Quant Guide 2017: University of California, Berkeley
Haas School of Business, Berkeley, USA
Master of Financial Engineering | metrics table at end of article
Haas’s master of financial engineering programme was launched in 2001. The programme begins in March, with an internship period from October to January, and graduation the following March. Last year, it admitted just under 70 students, but it will soon be able to accommodate up to 100 people.
The expansion reflects strong demand from the financial industry for quants with the broad skill-sets Haas aims to arm students with, says Linda Kreitzman, the programme director. Buy- and sell-side firms are increasingly seeking quants with stronger programming skills, for instance, while fintech firms now want more rounded graduates too.
“Firms now want a ‘full-stack’ quant who is good at everything, from coding to finance intuition and statistics, plus machine learning – the hottest topic,” she says.
Haas prides itself on keeping check with changing demand patterns too: most recently, the programme administration has included systemic risk, fintech and data-centric courses in the curriculum.
Unlike some one-year programmes, the degree has a strong practical focus: students are required to complete a 10–12 week internship as part of their qualification, and take part in an applied finance project run by Morgan Stanley. As well as offering students an opportunity to gain hands-on experience, the bank also provides participants with a financial incentive: the best project is awarded $5,000.
The degree starts with a series of mandatory foundation courses: a 30-hour maths foundation for financial engineers course, as well as courses in programming and statistics. In the former, students gain a grounding in programming in C++, focusing on the skills required for pricing and risk-managing financial instruments in different asset classes.
Students are allowed to waive a foundation course in exceptional circumstances, but that doesn’t happen very often, says Kreitzman, since the courses are designed to make the transition into the programme easier.
In the early days of the programme, students cover the basics of asset pricing, look at statistical techniques used in quantitative finance, and explore the tools of stochastic calculus for effective pricing of complex financial derivatives in continuous time.
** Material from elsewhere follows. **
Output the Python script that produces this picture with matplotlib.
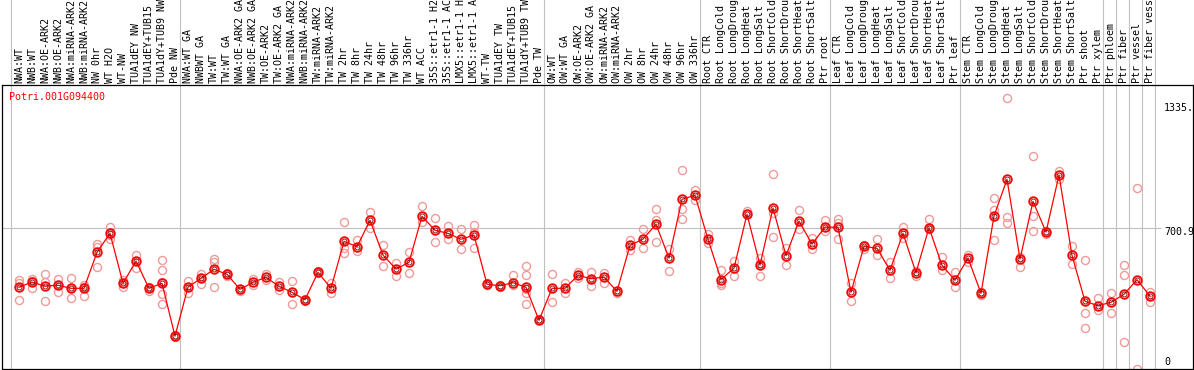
import matplotlib
matplotlib.use("Agg")
import matplotlib.pyplot as plt

# ---- sample labels (88 samples) ----
labels = [
    "NWA:WT", "NWB:WT", "NWA:OE-ARK2", "NWB:OE-ARK2", "NWA:miRNA-ARK2",
    "NWB:miRNA-ARK2", "NW 0hr", "WT H2O", "WT-NW", "TUA1dEY NW",
    "TUA1dEY+TUB15 NW", "TUA1dY+TUB9 NW", "Pde NW",
    "NWA:WT GA", "NWBWT GA", "TW:WT", "TW:WT GA", "NWA:OE-ARK2 GA",
    "NWB:OE-ARK2 GA", "TW:OE-ARK2", "TW:OE-ARK2 GA", "NWA:miRNA-ARK2 GA",
    "NWB:miRNA-ARK2 GA", "TW:miRNA-ARK2", "TW:miRNA-ARK2 GA", "TW 2hr",
    "TW 8hr", "TW 24hr", "TW 48hr", "TW 96hr", "TW 336hr", "WT ACC",
    "35S::etr1-1 H2O", "35S::etr1-1 ACC", "LMX5::etr1-1 H2O",
    "LMX5::etr1-1 ACC", "WT-TW", "TUA1dEY TW", "TUA1dEY+TUB15 TW",
    "TUA1dY+TUB9 TW", "Pde TW",
    "OW:WT", "OW:WT GA", "OW:OE-ARK2", "OW:OE-ARK2 GA", "OW:miRNA-ARK2",
    "OW:miRNA-ARK2 GA", "OW 2hr", "OW 8hr", "OW 24hr", "OW 48hr", "OW 96hr",
    "OW 336hr",
    "Root CTR", "Root LongCold", "Root LongDrought", "Root LongHeat",
    "Root LongSalt", "Root ShortCold", "Root ShortDrought", "Root ShortHeat",
    "Root ShortSalt", "Ptr root",
    "Leaf CTR", "Leaf LongCold", "Leaf LongDrought", "Leaf LongHeat",
    "Leaf LongSalt", "Leaf ShortCold", "Leaf ShortDrought", "Leaf ShortHeat",
    "Leaf ShortSalt", "Ptr leaf",
    "Stem CTR", "Stem LongCold", "Stem LongDrought", "Stem LongHeat",
    "Stem LongSalt", "Stem ShortCold", "Stem ShortDrought", "Stem ShortHeat",
    "Stem ShortSalt", "Ptr shoot", "Ptr xylem",
    "Ptr phloem", "Ptr fiber", "Ptr vessel", "Ptr fiber vessel",
]

# ---- mean expression per sample ----
means = [
    407, 432, 412, 416, 401, 401, 581, 676, 426, 537, 401, 426, 162,
    407, 451, 496, 471, 396, 431, 456, 411, 381, 344, 481, 401, 636, 609,
    741, 567, 497, 531, 761, 691, 676, 646, 667, 421, 414, 429, 406, 241,
    401, 401, 466, 449, 457, 386, 616, 647, 721, 552, 846, 866,
    646, 445, 502, 771, 517, 802, 564, 737, 622, 707,
    706, 381, 611, 601, 491, 676, 479, 704, 516, 441,
    552, 376, 762, 946, 547, 836, 682, 967, 566, 336, 314,
    331, 371, 444, 362,
]

# ---- individual replicates per sample ----
reps = [
    [442, 426, 341], [446, 401, 436], [472, 431, 337], [447, 384, 420],
    [452, 404, 351], [419, 364, 410], [621, 609, 509], [707, 646, 670],
    [444, 406, 430], [567, 501, 540], [405, 387, 410],
    [542, 491, 434, 372, 321], [162, 168, 158],
    [437, 376, 410], [474, 424, 455], [549, 534, 409], [478, 462, 474],
    [396, 390], [446, 416], [472, 441], [432, 392], [437, 322], [350, 340],
    [486, 476], [429, 376], [731, 604, 576], [642, 589], [781, 701],
    [616, 511], [526, 464], [581, 476], [811, 734], [751, 631], [711, 646],
    [696, 597], [717, 602, 685], [427, 416], [420, 410], [466, 420],
    [512, 466, 379, 322, 400], [241, 246],
    [471, 331], [426, 379], [484, 452], [481, 414], [480, 426], [380, 390],
    [642, 592], [696, 601], [796, 742, 631], [597, 487], [991, 796, 746],
    [891, 842],
    [672, 626], [492, 416, 430], [537, 462], [787, 775], [554, 462, 530],
    [972, 776, 657], [601, 517], [792, 697], [651, 596], [742, 689],
    [749, 730, 646], [426, 336], [620, 600], [646, 567], [531, 451],
    [706, 651], [490, 462], [747, 700], [557, 492], [481, 409],
    [567, 534], [385, 370], [851, 792, 642], [1351, 756, 729], [560, 509],
    [1061, 762, 687], [690, 675], [987, 946], [612, 521], [542, 276, 201],
    [354, 292], [376, 276], [517, 466, 132], [901, 0], [381, 334],
]

gene = "Potri.001G094400"
ytick_vals = ["1335.", "700.9", "0"]
separators = [-0.65, 12.35, 40.35, 52.35, 62.35, 72.35,
              83.35, 84.35, 85.35, 86.35, 87.35]
mid_value = 700.9

# pixel helpers (sample i sits at 19 + 13*i px)
W, H = 1194, 370
def px2idx(p):
    return (p - 19) / 13.0

mono = "DejaVu Sans Mono"
grey = "#c0c0c0"

fig = plt.figure(figsize=(W / 100, H / 100), dpi=100)

# ---- plot area ----
ax = fig.add_axes([1.5 / W, 1 / H, 1191 / W, 284 / H])
ax.set_xlim(px2idx(1.5), px2idx(1192.5))
ax.set_ylim(-2.5, 1417.5)
ax.set_xticks([])
ax.set_yticks([])
for s in ax.spines.values():
    s.set_linewidth(0.9)
    s.set_color("black")

for sx in separators:
    ax.axvline(sx, color=grey, lw=0.8, zorder=0)
ax.hlines(mid_value, px2idx(1.5), px2idx(1161), color=grey, lw=0.8, zorder=0)

x = list(range(len(means)))
for i, r in enumerate(reps):
    ax.plot([i] * len(r), r, "o", ms=5.8, mfc="none", mec="#f09a9a",
            mew=1.0, zorder=2, clip_on=False)
ax.plot(x, means, "-", color="red", lw=0.9, zorder=3)
ax.plot(x, means, "o", ms=6.2, mfc="none", mec="red", mew=1.3, zorder=4)
ax.plot(x, means, "o", ms=3.6, mfc="none", mec="#700000", mew=0.6, zorder=5)

ax.text((9 - 1.5) / 1191, (369 - 97) / 284, gene, transform=ax.transAxes,
        color="red", family=mono, fontsize=7.2, va="center", ha="left")

ytick_pos = [1302, 682, 32]
for lab, yv in zip(ytick_vals, ytick_pos):
    ax.text(px2idx(1164), yv, lab, family=mono, fontsize=7.2,
            va="center", ha="left", clip_on=True)

# ---- label strip above ----
ax2 = fig.add_axes([0, 285 / H, 1, 85 / H])
ax2.set_xlim(px2idx(0), px2idx(W))
ax2.set_ylim(0, 85)
ax2.axis("off")
for sx in separators:
    ax2.axvline(sx, color=grey, lw=0.8, zorder=0)
for i, lab in enumerate(labels):
    ax2.text(i, 2, lab, rotation=90, family=mono, fontsize=7.2,
             ha="center", va="bottom")

fig.savefig("out.png", dpi=100)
They also participate in seminars, run by practitioners, which are aimed at preparing them for careers in industry.
Later in the year, students cover fixed-income security markets, pricing and uses for portfolio management or for hedging interest rate risk, as well as gaining an insight into optimisation models in finance.
As part of the programme, students are required to choose a number of elective modules with differing credit weightings. Some of the examples of previously available optional modules include high-frequency finance, financial innovation in a global marketplace and behavioural finance.
From time to time, students take part in various extra-curricular challenges. This year, Citadel launched a series of “datathons”, one of which took place at the University of California, Berkeley on February 10, during which participants competed with each other in analysing large and complex datasets.
The programme also offers weekly financial practice seminars delivered by finance practitioners. In the first term, speakers introduce students to the jobs available in the financial sector and the skills they would need to be successful. In the second term, industry guests talk about the changes in the financial world. Recent speakers have included senior practitioners from BNP Paribas, Citi and Morgan Stanley.
Students receive career advice as part of their formal curriculum too. During the spring and summer terms, Kreitzman teaches a course aimed at preparing students for a career in the financial sector, with its growing appetite for more well rounded and tech-savvy individuals.